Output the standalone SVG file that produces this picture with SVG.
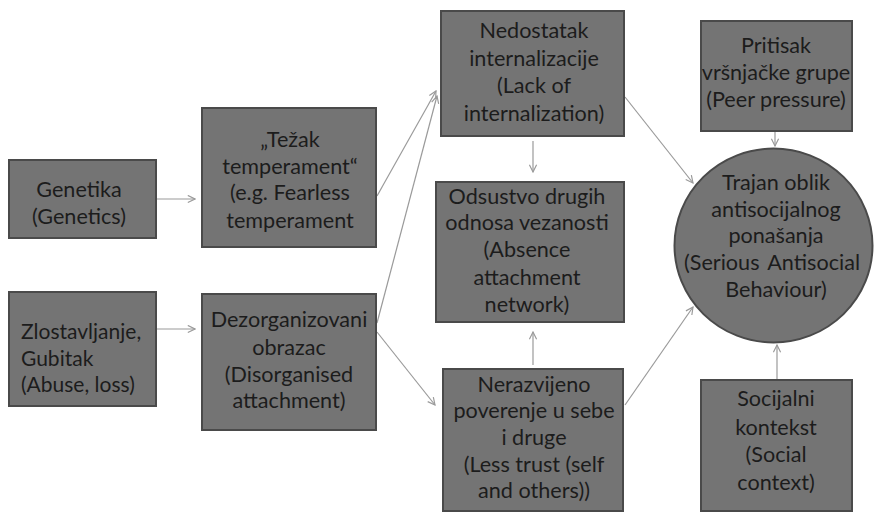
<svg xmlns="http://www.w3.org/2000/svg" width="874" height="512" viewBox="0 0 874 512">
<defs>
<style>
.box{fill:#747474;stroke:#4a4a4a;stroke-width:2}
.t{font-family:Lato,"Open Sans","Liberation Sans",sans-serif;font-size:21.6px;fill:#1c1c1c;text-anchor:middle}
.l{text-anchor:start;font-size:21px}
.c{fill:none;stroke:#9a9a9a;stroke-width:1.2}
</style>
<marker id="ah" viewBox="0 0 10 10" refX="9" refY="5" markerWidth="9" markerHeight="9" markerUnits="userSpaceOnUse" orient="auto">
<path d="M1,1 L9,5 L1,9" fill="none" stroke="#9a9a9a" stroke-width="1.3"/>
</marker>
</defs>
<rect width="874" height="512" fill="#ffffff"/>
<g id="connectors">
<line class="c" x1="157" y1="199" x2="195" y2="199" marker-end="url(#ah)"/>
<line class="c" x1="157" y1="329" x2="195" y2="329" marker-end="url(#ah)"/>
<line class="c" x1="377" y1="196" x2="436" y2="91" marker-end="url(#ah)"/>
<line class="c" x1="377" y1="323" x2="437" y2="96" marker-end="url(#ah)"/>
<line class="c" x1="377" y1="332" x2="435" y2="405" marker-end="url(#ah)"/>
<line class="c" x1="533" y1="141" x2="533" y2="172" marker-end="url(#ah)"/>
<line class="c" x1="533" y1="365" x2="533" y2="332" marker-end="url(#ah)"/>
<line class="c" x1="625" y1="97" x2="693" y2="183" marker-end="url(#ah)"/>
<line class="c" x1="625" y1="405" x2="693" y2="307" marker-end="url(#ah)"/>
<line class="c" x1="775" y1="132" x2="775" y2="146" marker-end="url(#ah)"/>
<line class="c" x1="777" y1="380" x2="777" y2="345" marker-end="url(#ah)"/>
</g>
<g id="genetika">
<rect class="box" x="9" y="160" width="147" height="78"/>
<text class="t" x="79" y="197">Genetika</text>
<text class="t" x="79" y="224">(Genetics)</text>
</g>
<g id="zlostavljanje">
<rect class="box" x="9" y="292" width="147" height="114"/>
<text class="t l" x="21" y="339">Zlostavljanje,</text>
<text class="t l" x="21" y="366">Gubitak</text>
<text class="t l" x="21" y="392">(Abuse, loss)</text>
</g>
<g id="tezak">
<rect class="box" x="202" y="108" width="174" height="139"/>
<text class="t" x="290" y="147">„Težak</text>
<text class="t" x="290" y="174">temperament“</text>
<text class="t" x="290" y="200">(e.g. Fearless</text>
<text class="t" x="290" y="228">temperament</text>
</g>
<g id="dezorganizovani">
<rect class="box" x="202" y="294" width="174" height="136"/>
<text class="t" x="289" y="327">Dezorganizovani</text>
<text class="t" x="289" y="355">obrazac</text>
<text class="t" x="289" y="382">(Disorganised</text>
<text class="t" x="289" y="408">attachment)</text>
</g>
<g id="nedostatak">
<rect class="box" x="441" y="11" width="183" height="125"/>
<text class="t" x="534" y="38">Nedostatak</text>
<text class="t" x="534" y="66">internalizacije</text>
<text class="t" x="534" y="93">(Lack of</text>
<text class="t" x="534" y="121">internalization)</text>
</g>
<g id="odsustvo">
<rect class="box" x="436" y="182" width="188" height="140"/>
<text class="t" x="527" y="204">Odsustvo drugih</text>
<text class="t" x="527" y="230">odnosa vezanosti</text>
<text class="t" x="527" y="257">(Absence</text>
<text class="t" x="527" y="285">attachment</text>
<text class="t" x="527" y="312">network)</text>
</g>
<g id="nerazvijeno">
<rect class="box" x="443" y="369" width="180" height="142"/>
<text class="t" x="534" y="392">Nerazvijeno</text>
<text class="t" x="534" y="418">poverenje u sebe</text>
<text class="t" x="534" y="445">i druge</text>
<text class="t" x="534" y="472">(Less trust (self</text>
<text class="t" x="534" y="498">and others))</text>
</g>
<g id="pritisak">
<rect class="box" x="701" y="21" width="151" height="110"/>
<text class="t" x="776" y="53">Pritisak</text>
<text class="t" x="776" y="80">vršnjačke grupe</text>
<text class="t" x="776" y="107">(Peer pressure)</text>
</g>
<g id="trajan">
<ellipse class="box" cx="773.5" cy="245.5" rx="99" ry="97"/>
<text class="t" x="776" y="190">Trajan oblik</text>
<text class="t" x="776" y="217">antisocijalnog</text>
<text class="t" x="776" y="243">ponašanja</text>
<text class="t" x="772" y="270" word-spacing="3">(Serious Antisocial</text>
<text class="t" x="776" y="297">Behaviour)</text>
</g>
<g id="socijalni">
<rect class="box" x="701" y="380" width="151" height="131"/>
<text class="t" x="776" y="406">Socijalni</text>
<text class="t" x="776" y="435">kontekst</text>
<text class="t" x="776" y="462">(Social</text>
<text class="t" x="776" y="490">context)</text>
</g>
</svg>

+-------+

Your task is to repeat the material above exactly, without its pictures.

Output the standalone SVG file that produces this picture with SVG.
<svg xmlns="http://www.w3.org/2000/svg" width="874" height="512" viewBox="0 0 874 512">
<defs>
<style>
.box{fill:#747474;stroke:#4a4a4a;stroke-width:2}
.t{font-family:Lato,"Open Sans","Liberation Sans",sans-serif;font-size:21.6px;fill:#1c1c1c;text-anchor:middle}
.l{text-anchor:start;font-size:21px}
.c{fill:none;stroke:#9a9a9a;stroke-width:1.2}
</style>
<marker id="ah" viewBox="0 0 10 10" refX="9" refY="5" markerWidth="9" markerHeight="9" markerUnits="userSpaceOnUse" orient="auto">
<path d="M1,1 L9,5 L1,9" fill="none" stroke="#9a9a9a" stroke-width="1.3"/>
</marker>
</defs>
<rect width="874" height="512" fill="#ffffff"/>
<g id="connectors">
<line class="c" x1="157" y1="199" x2="195" y2="199" marker-end="url(#ah)"/>
<line class="c" x1="157" y1="329" x2="195" y2="329" marker-end="url(#ah)"/>
<line class="c" x1="377" y1="196" x2="436" y2="91" marker-end="url(#ah)"/>
<line class="c" x1="377" y1="323" x2="437" y2="96" marker-end="url(#ah)"/>
<line class="c" x1="377" y1="332" x2="435" y2="405" marker-end="url(#ah)"/>
<line class="c" x1="533" y1="141" x2="533" y2="172" marker-end="url(#ah)"/>
<line class="c" x1="533" y1="365" x2="533" y2="332" marker-end="url(#ah)"/>
<line class="c" x1="625" y1="97" x2="693" y2="183" marker-end="url(#ah)"/>
<line class="c" x1="625" y1="405" x2="693" y2="307" marker-end="url(#ah)"/>
<line class="c" x1="775" y1="132" x2="775" y2="146" marker-end="url(#ah)"/>
<line class="c" x1="777" y1="380" x2="777" y2="345" marker-end="url(#ah)"/>
</g>
<g id="genetika">
<rect class="box" x="9" y="160" width="147" height="78"/>
<text class="t" x="79" y="197">Genetika</text>
<text class="t" x="79" y="224">(Genetics)</text>
</g>
<g id="zlostavljanje">
<rect class="box" x="9" y="292" width="147" height="114"/>
<text class="t l" x="21" y="339">Zlostavljanje,</text>
<text class="t l" x="21" y="366">Gubitak</text>
<text class="t l" x="21" y="392">(Abuse, loss)</text>
</g>
<g id="tezak">
<rect class="box" x="202" y="108" width="174" height="139"/>
<text class="t" x="290" y="147">„Težak</text>
<text class="t" x="290" y="174">temperament“</text>
<text class="t" x="290" y="200">(e.g. Fearless</text>
<text class="t" x="290" y="228">temperament</text>
</g>
<g id="dezorganizovani">
<rect class="box" x="202" y="294" width="174" height="136"/>
<text class="t" x="289" y="327">Dezorganizovani</text>
<text class="t" x="289" y="355">obrazac</text>
<text class="t" x="289" y="382">(Disorganised</text>
<text class="t" x="289" y="408">attachment)</text>
</g>
<g id="nedostatak">
<rect class="box" x="441" y="11" width="183" height="125"/>
<text class="t" x="534" y="38">Nedostatak</text>
<text class="t" x="534" y="66">internalizacije</text>
<text class="t" x="534" y="93">(Lack of</text>
<text class="t" x="534" y="121">internalization)</text>
</g>
<g id="odsustvo">
<rect class="box" x="436" y="182" width="188" height="140"/>
<text class="t" x="527" y="204">Odsustvo drugih</text>
<text class="t" x="527" y="230">odnosa vezanosti</text>
<text class="t" x="527" y="257">(Absence</text>
<text class="t" x="527" y="285">attachment</text>
<text class="t" x="527" y="312">network)</text>
</g>
<g id="nerazvijeno">
<rect class="box" x="443" y="369" width="180" height="142"/>
<text class="t" x="534" y="392">Nerazvijeno</text>
<text class="t" x="534" y="418">poverenje u sebe</text>
<text class="t" x="534" y="445">i druge</text>
<text class="t" x="534" y="472">(Less trust (self</text>
<text class="t" x="534" y="498">and others))</text>
</g>
<g id="pritisak">
<rect class="box" x="701" y="21" width="151" height="110"/>
<text class="t" x="776" y="53">Pritisak</text>
<text class="t" x="776" y="80">vršnjačke grupe</text>
<text class="t" x="776" y="107">(Peer pressure)</text>
</g>
<g id="trajan">
<ellipse class="box" cx="773.5" cy="245.5" rx="99" ry="97"/>
<text class="t" x="776" y="190">Trajan oblik</text>
<text class="t" x="776" y="217">antisocijalnog</text>
<text class="t" x="776" y="243">ponašanja</text>
<text class="t" x="772" y="270" word-spacing="3">(Serious Antisocial</text>
<text class="t" x="776" y="297">Behaviour)</text>
</g>
<g id="socijalni">
<rect class="box" x="701" y="380" width="151" height="131"/>
<text class="t" x="776" y="406">Socijalni</text>
<text class="t" x="776" y="435">kontekst</text>
<text class="t" x="776" y="462">(Social</text>
<text class="t" x="776" y="490">context)</text>
</g>
</svg>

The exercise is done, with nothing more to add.